In addressing the challenges of roasting coffee blends, there are two fundamental approaches – blending coffee before you roast, or blending afterwards.
Pre-blend roasting
Pre-blending could be considered the riskiest method in terms of under or over-roasting individual components. Variations in bean sizes, varieties, regions, and even processing methods, can mean that coffees will roast at different paces.
However, some roasters argue that pre-blending encourages “interchange” – a process where coffee beans exchange and absorb each other’s flavours and aromas during the roasting process.
Additionally, pre-blending is a time-saving option as roasters can combine all the coffee into one batch.
“One of the biggest advantages of pre-roast blending is the logistical advantage,” Stephen says. “You can basically control batch size per blend, rather than working out how many of X component and how many of Y component you need to build up a blend.”
Ultimately, pre-blending is well-suited for roasters with high volume demands or when beans have similar physiologies. While no two coffees will roast identically, this approach can often lead to more consistent blends.
Post-blend roasting
On the other hand, with post-blending, the roaster can tailor a specific profile for each component. Many believe this preserves the distinct characteristics of each coffee while minimising the risk of irregular bean development.
“The argument againstpre-roast blending is that you lose the ability to create the nuance between the individual components,” says Stephen. “You’re not roasting any of them to their best potential.”
However, Stephen suggests that there are still limitations to this argument.
“I mean, that argument taken to its conclusion realistically means you ought not to be blending until you brew their individual components, then you mix them in the cup,” he says.
“If you’re post-roast blending, it’s because you want to bring out the best in each component in the roast, but they’re going to react differently in the grinder to each other.

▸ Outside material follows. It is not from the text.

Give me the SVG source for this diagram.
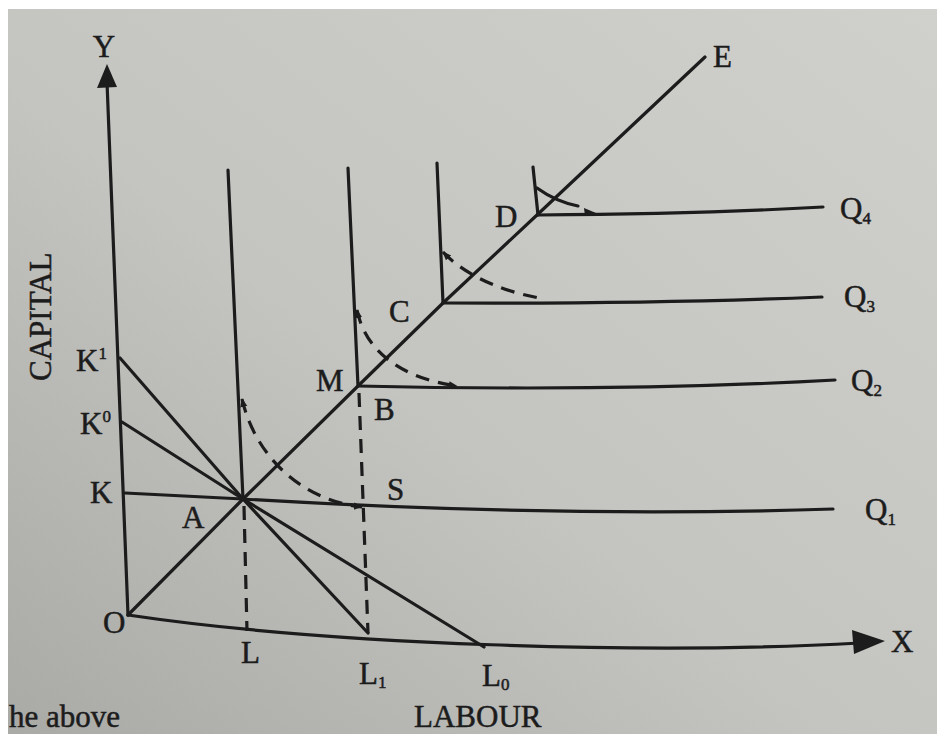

“As soon as they go into the espresso machine, the shots are going to pull slightly differently depending on the ratio of components.”
However, according to Stephen, post-blending offers greater flexibility for roasters. When working with new coffees and untested blends, it enables them to adjust ratios in real time, making it a more reactive approach.
“On the otherhand, if you have an issue with your blend, if you’re changing components, or if you detect something that’s problematic in the cupping, you can isolate what that problem is a lot more easily with post-roast blending,” he says. “You can figure out what component is causing that problem and adjust the roast accordingly.”
Both approaches have their merits, and choosing the right one depends on the individual business and its customers. Overall, blends offer consistency and potentially lower costs. However, they could be seen as more than this – operating in a creative space beyond roasting coffee from one lot or origin.
With clear appeal for businesses to integrate them more extensively, blends could be an area of further innovation within specialty coffee.